Many trades are underpaying their labor, with the education and qualifications that they have while some trades are overpaying their employees who have little to no education. This is causing numbers to flex within the Bureau of Labor Statistics. Companies are now taking precautions when it comes to keeping their employees and not losing them to their competitors. Do you think a construction hourly wages increase will keep employees from leaving their current job?
According to the Associated General Contractors of America, construction firms have increased their hourly wages in hopes of getting applications from highly skilled and trained workers, as the labor pool continues to decrease. Over the past year, construction wages have increased by 3.2% equaling $30.73 per hour. The private sector isn’t even at this height, with an average of $27.90.
With many workers being under-educated and not trained properly, the AGC has increased their budget for training along with the increased hourly pay.

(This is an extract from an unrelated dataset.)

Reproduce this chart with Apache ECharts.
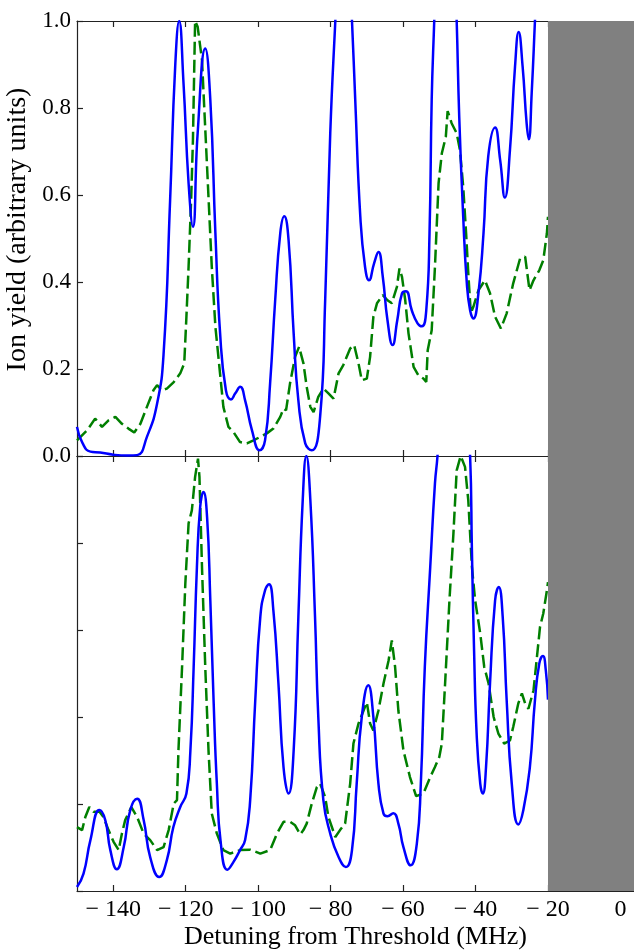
<!DOCTYPE html>
<html>
<head>
<meta charset="utf-8">
<script src="https://cdn.jsdelivr.net/npm/echarts@6/dist/echarts.min.js"></script>
<style>
html,body{margin:0;padding:0;background:#fff;}
#chart{width:634px;height:950px;}
</style>
</head>
<body>
<div id="chart"></div>
<script>
// ---- data (MHz, arbitrary units) ----
const xTicks = [-140, -120, -100, -80, -60, -40, -20, 0];
const yTicks = [0, 0.2, 0.4, 0.6, 0.8, 1.0];
const shadeFrom = -20;

const topBlue = [[-150,0.067],[-148.5,0.03],[-146.3,0.01],[-143.6,0.008],[-140,0.003],[-136,0.001],[-133.4,0.002],[-130.7,0.044],[-127.9,0.12],[-126.1,0.235],[-124.3,0.588],[-122.9,0.895],[-121.8,1.0],[-120.6,0.857],[-119.2,0.627],[-118.0,0.527],[-116.7,0.742],[-114.6,0.937],[-113.2,0.818],[-111.8,0.512],[-110.5,0.282],[-108.9,0.151],[-107.5,0.13],[-106.3,0.144],[-104.95,0.159],[-103.6,0.128],[-101.7,0.059],[-99.6,0.013],[-98.1,0.036],[-96.7,0.167],[-95.3,0.358],[-93.9,0.512],[-92.8,0.551],[-91.6,0.496],[-90.2,0.282],[-88.9,0.128],[-87.0,0.029],[-85.2,0.013],[-82.9,0.09],[-81.5,0.358],[-80.1,0.742],[-78.7,1.0],[-77.6,1.18],[-76.4,1.25],[-75.2,1.18],[-74.1,1.0],[-73.2,0.818],[-71.8,0.55],[-70.5,0.435],[-69.4,0.404],[-68.0,0.443],[-66.8,0.469],[-65.6,0.412],[-64.3,0.312],[-62.9,0.255],[-61.6,0.312],[-60.3,0.374],[-59.2,0.379],[-57.6,0.335],[-56.0,0.305],[-54.8,0.298],[-53.6,0.335],[-52.7,0.512],[-52.1,0.818],[-51.4,1.0],[-50.2,1.3],[-48.3,1.45],[-46.4,1.3],[-45.2,1.0],[-44.5,0.78],[-43.4,0.55],[-42.4,0.397],[-41.5,0.335],[-40.6,0.316],[-39.2,0.374],[-37.8,0.512],[-36.5,0.688],[-34.6,0.755],[-33.2,0.68],[-31.9,0.594],[-30.5,0.703],[-29.1,0.895],[-28.1,0.975],[-27.0,0.895],[-25.9,0.765],[-25.3,0.728],[-24.5,0.834],[-23.6,1.0],[-22.3,1.25],[-20,1.4]];

const topGreen = [[-150,0.036],[-147.2,0.059],[-145,0.086],[-143.1,0.067],[-141.3,0.082],[-139.4,0.09],[-137.6,0.074],[-135.8,0.063],[-134.2,0.054],[-132.5,0.074],[-130.7,0.113],[-128.9,0.151],[-127.9,0.163],[-126.6,0.151],[-125.2,0.155],[-123.3,0.17],[-121.5,0.19],[-120.4,0.213],[-119.8,0.32],[-119.2,0.435],[-118.5,0.588],[-118.0,0.726],[-117.4,1.0],[-116.7,0.987],[-115.5,0.91],[-114.1,0.665],[-112.8,0.435],[-111.8,0.297],[-110.7,0.205],[-109.6,0.113],[-108.2,0.067],[-106.8,0.055],[-105.0,0.032],[-103.1,0.029],[-101.3,0.036],[-99.4,0.044],[-97.6,0.052],[-95.8,0.063],[-93.9,0.09],[-93.0,0.109],[-92.3,0.105],[-91.2,0.167],[-89.8,0.228],[-88.7,0.251],[-87.5,0.213],[-86.6,0.159],[-85.6,0.113],[-84.7,0.101],[-83.4,0.136],[-82.0,0.155],[-80.6,0.144],[-79.2,0.132],[-77.8,0.19],[-76.5,0.209],[-74.6,0.247],[-73.5,0.255],[-72.3,0.213],[-71.4,0.174],[-70.0,0.178],[-69.1,0.228],[-68.2,0.32],[-67.2,0.351],[-65.6,0.37],[-64.3,0.358],[-63.1,0.351],[-61.7,0.389],[-61.0,0.431],[-60.3,0.412],[-59.4,0.358],[-58.5,0.282],[-57.1,0.205],[-55.8,0.186],[-54.4,0.178],[-53.6,0.17],[-53.2,0.243],[-52.1,0.289],[-51.2,0.435],[-50.2,0.627],[-49.3,0.696],[-48.2,0.734],[-47.7,0.793],[-46.6,0.765],[-45.2,0.742],[-44.3,0.703],[-43.4,0.619],[-42.6,0.512],[-42.0,0.42],[-41.3,0.328],[-40.6,0.343],[-39.2,0.381],[-37.4,0.404],[-36.0,0.374],[-34.6,0.32],[-33.0,0.293],[-31.4,0.328],[-29.6,0.397],[-27.7,0.454],[-26.3,0.458],[-25.1,0.381],[-24.0,0.404],[-22.4,0.427],[-21.3,0.45],[-20.3,0.512],[-20,0.55]];

const bottomBlue = [[-150,0.009],[-148.2,0.04],[-146.3,0.117],[-143.8,0.186],[-142.2,0.163],[-140.8,0.094],[-139.0,0.05],[-137.1,0.101],[-135.3,0.186],[-133.4,0.212],[-131.6,0.163],[-129.8,0.078],[-127.3,0.032],[-125.2,0.071],[-123.4,0.147],[-121.5,0.193],[-119.8,0.224],[-118.7,0.323],[-117.8,0.515],[-116.9,0.745],[-116.0,0.883],[-115.1,0.917],[-114.1,0.86],[-113.2,0.668],[-112.3,0.438],[-111.4,0.247],[-110.3,0.109],[-108.5,0.049],[-106.8,0.067],[-105.0,0.094],[-103.6,0.117],[-102.2,0.209],[-100.8,0.438],[-99.4,0.63],[-98.1,0.691],[-97.0,0.705],[-95.8,0.645],[-94.4,0.477],[-93.0,0.285],[-91.6,0.224],[-90.2,0.323],[-88.9,0.63],[-87.7,0.898],[-86.7,1.0],[-85.6,0.9],[-84.3,0.63],[-83.4,0.4],[-82.0,0.209],[-80.1,0.132],[-77.8,0.078],[-75.8,0.055],[-74.1,0.094],[-72.8,0.247],[-71.4,0.4],[-69.6,0.473],[-68.2,0.4],[-66.8,0.247],[-65.4,0.178],[-64.3,0.172],[-62.7,0.179],[-61.3,0.155],[-59.9,0.101],[-57.9,0.059],[-56.2,0.109],[-55.1,0.247],[-54.0,0.515],[-52.5,0.745],[-51.2,0.937],[-50.5,1.0],[-48.5,1.25],[-46,1.35],[-43.5,1.25],[-41.5,1.0],[-41.0,0.783],[-40.4,0.553],[-39.7,0.362],[-38.7,0.247],[-38.0,0.224],[-37.1,0.285],[-36.0,0.477],[-34.6,0.668],[-33.6,0.699],[-32.5,0.63],[-31.4,0.438],[-30.0,0.247],[-28.2,0.153],[-26.8,0.186],[-25.0,0.285],[-23.6,0.438],[-22.4,0.523],[-21.4,0.54],[-20.6,0.507],[-20,0.44]];

const bottomGreen = [[-150,0.147],[-148.6,0.14],[-147.7,0.17],[-146.6,0.193],[-145.4,0.182],[-143.8,0.182],[-142.7,0.17],[-141.3,0.14],[-139.9,0.113],[-138.5,0.094],[-137.6,0.132],[-136.7,0.163],[-135.0,0.193],[-133.4,0.17],[-131.6,0.132],[-129.8,0.117],[-127.9,0.094],[-126.1,0.101],[-124.7,0.14],[-123.3,0.201],[-122.4,0.209],[-122.0,0.323],[-121.0,0.515],[-120.1,0.707],[-119.2,0.845],[-118.3,0.875],[-117.4,0.952],[-116.6,0.994],[-116.2,0.952],[-115.5,0.745],[-114.6,0.515],[-113.7,0.323],[-112.8,0.178],[-111.4,0.132],[-109.6,0.094],[-107.7,0.086],[-105.0,0.094],[-102.2,0.095],[-99.4,0.086],[-96.7,0.094],[-94.8,0.132],[-93.0,0.159],[-91.2,0.159],[-89.8,0.151],[-88.4,0.13],[-87.5,0.14],[-86.6,0.155],[-85.2,0.201],[-83.8,0.239],[-82.9,0.247],[-81.5,0.216],[-80.6,0.17],[-78.7,0.124],[-77.4,0.14],[-76.0,0.155],[-74.6,0.247],[-73.7,0.339],[-72.3,0.385],[-70.9,0.415],[-70.0,0.434],[-69.1,0.385],[-68.2,0.369],[-66.8,0.415],[-65.4,0.477],[-64.0,0.53],[-63.1,0.576],[-62.2,0.515],[-61.3,0.415],[-59.9,0.323],[-58.1,0.262],[-56.4,0.218],[-54.4,0.224],[-52.5,0.262],[-51.2,0.285],[-50.0,0.308],[-49.3,0.339],[-48.4,0.477],[-47.2,0.668],[-46.1,0.822],[-45.2,0.967],[-44.1,1.0],[-42.9,0.975],[-42.0,0.898],[-41.0,0.745],[-40.1,0.668],[-38.7,0.592],[-37.6,0.515],[-36.4,0.477],[-35.0,0.4],[-33.7,0.362],[-32.1,0.339],[-30.5,0.346],[-29.6,0.377],[-28.2,0.431],[-27.2,0.454],[-26.3,0.431],[-25.4,0.419],[-24.0,0.461],[-22.2,0.607],[-21.3,0.638],[-20.3,0.691],[-20,0.71]];

// ---- chart ----
const FONT = 'Liberation Serif';
const X_MIN = -150, X_MAX = 3.74;
const axisLineStyle = {color: '#222', width: 1.2};
const chart = echarts.init(document.getElementById('chart'), null, {renderer: 'canvas'});

function xAxisDef(gridIndex, position, showLabels, showName) {
  return {
    type: 'value', gridIndex, position, min: X_MIN, max: X_MAX,
    axisLine: {show: true, onZero: false, lineStyle: axisLineStyle},
    axisTick: {show: true, inside: true, length: 6, customValues: xTicks, lineStyle: axisLineStyle},
    axisLabel: {show: showLabels, customValues: xTicks, margin: 7, fontFamily: FONT, fontSize: 24, color: '#000',
      formatter: v => v < 0 ? '\u2212 ' + Math.abs(v) : String(v)},
    splitLine: {show: false},
    name: showName ? 'Detuning from Threshold (MHz)' : '',
    nameLocation: 'middle', nameGap: 33,
    nameTextStyle: {fontFamily: FONT, fontSize: 26, color: '#000'}
  };
}
function yAxisDef(gridIndex, showLabels, showName) {
  return {
    type: 'value', gridIndex, position: 'left', min: 0, max: 1, interval: 0.2,
    axisLine: {show: true, onZero: false, lineStyle: axisLineStyle},
    axisTick: {show: true, inside: true, length: 6, lineStyle: axisLineStyle},
    axisLabel: {show: showLabels, margin: 6, fontFamily: FONT, fontSize: 23, color: '#000',
      formatter: v => v.toFixed(1)},
    splitLine: {show: false},
    name: showName ? 'Ion yield (arbitrary units)' : '',
    nameLocation: 'middle', nameGap: 44, nameRotate: 90,
    nameTextStyle: {fontFamily: FONT, fontSize: 28, color: '#000', padding: [0, 0, 0, 18]}
  };
}
function lineSeries(data, xi, yi, kind) {
  const blue = kind === 'blue';
  return {
    type: 'line', xAxisIndex: xi, yAxisIndex: yi, data, showSymbol: false, symbol: 'none',
    smooth: blue ? 0.5 : false, clip: true,
    lineStyle: blue ? {color: '#0000ff', width: 2.5} : {color: '#007f00', width: 2.5, type: [13, 5]},
    z: blue ? 4 : 3, silent: true, animation: false
  };
}
function shadeSeries(xi, yi) {
  return {
    type: 'line', xAxisIndex: xi, yAxisIndex: yi, data: [], silent: true, z: 20,
    markArea: {silent: true, z: 20, itemStyle: {color: '#808080', opacity: 1},
      data: [[{xAxis: shadeFrom}, {xAxis: X_MAX}]]}
  };
}

chart.setOption({
  animation: false,
  backgroundColor: '#fff',
  grid: [
    {left: 77, right: 0, top: 21, height: 435, containLabel: false, outerBoundsMode: 'none'},
    {left: 77, right: 0, top: 456, height: 435, containLabel: false, outerBoundsMode: 'none'}
  ],
  xAxis: [
    xAxisDef(0, 'bottom', false, false),
    xAxisDef(0, 'top', false, false),
    xAxisDef(1, 'bottom', true, true),
    xAxisDef(1, 'top', false, false)
  ],
  yAxis: [
    yAxisDef(0, true, true),
    yAxisDef(1, false, false)
  ],
  series: [
    lineSeries(topGreen, 0, 0, 'green'),
    lineSeries(topBlue, 0, 0, 'blue'),
    lineSeries(bottomGreen, 2, 1, 'green'),
    lineSeries(bottomBlue, 2, 1, 'blue'),
    shadeSeries(0, 0),
    shadeSeries(2, 1)
  ]
});
</script>
</body>
</html>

This is looked at as a good thing, because under educated trade workers can result in OSHA violations, unwanted injuries, and jobs that are not done properly. Although, it has a big impact on the cash flow of these companies.
Over 146,700 jobs were added which resulted in job growth just within the nonresidential sector. Residential contractors stayed the same, holding steady 78,000 jobs during this time according to Federal data.
The Tight Labor Market of Construction
This is “one of the tightest labor markets” stated the CEO of AGC Stephen E Sandherr.
This statement was made regarding the scarcity of trained labor in the construction industry. As a result of the increase in wages, the labor market is on a tight leash per se. According to the Bureau of Labor Statistics, the number of unemployed jobs took a sharp decline as construction employment increased by 3.2 percent over the past year. The number of job openings during May has been the highest it’s ever been totaling 360,000- the highest seen in the history of 19 years.
The CEO of AGC, Sandherr, is considering that much of this lack of growth is resulting from the minimal amount of technical training throughout the United States. He called on the federal government in hopes that they would boost funding for these programs amongst the schools.
He stated, “The nation’s education system continues to produce too many overqualified baristas and not enough qualified bricklayers and other craft construction professionals.” As a result of this, citizens are struggling to pay off their student debt working jobs that underpay while the construction industry is lacking labor.
As of 2018, the construction manager’s median income came in at $44.26 with electricians at $25.75, carpenters at $22.51 and the rest of workers ranging around $24.21. These hourly wages are incredible compared to some of the wages that educated college graduates are making these days.
When it comes to a construction executive who is trying to keep their employees around long term, their number one priority is keeping everyone happy (translation: bumping wages). It is extremely time-consuming and expensive to replace a worker who has resigned. Jay Badame, the President of AECOMS Building Construction division, stated “ I can’t afford to lose one person. If I do, history has shown that it costs me $250,000 to replace that person in terms of recruitment and training. I have to make sure my competitors aren’t stealing my people.”
There have been many strategies implemented by companies to keep their employees. Everything from rom profit sharing, training opportunities, tuition reimbursement and assistance, stocks, and investment opportunities. Many companies will offer raises and extra benefits with accomplishments and quotas that are met.
What do You Think of the Construction Hourly Wages Increase?
Our question to you is, do you think the increase in wages will bring in more labor? The construction industry, while it pays very well, is a very high intensity and exhausting job, especially in states with hot climates. Many construction workers endure long, tiring days and often experience a lot of wear and tear on their bodies. The money may be good enough for a little bit, but eventually, workers may become burnt out and unmotivated. As stated by AGC CEO, this is “one of the tightest labor markets” and we will have to wait to see what happens.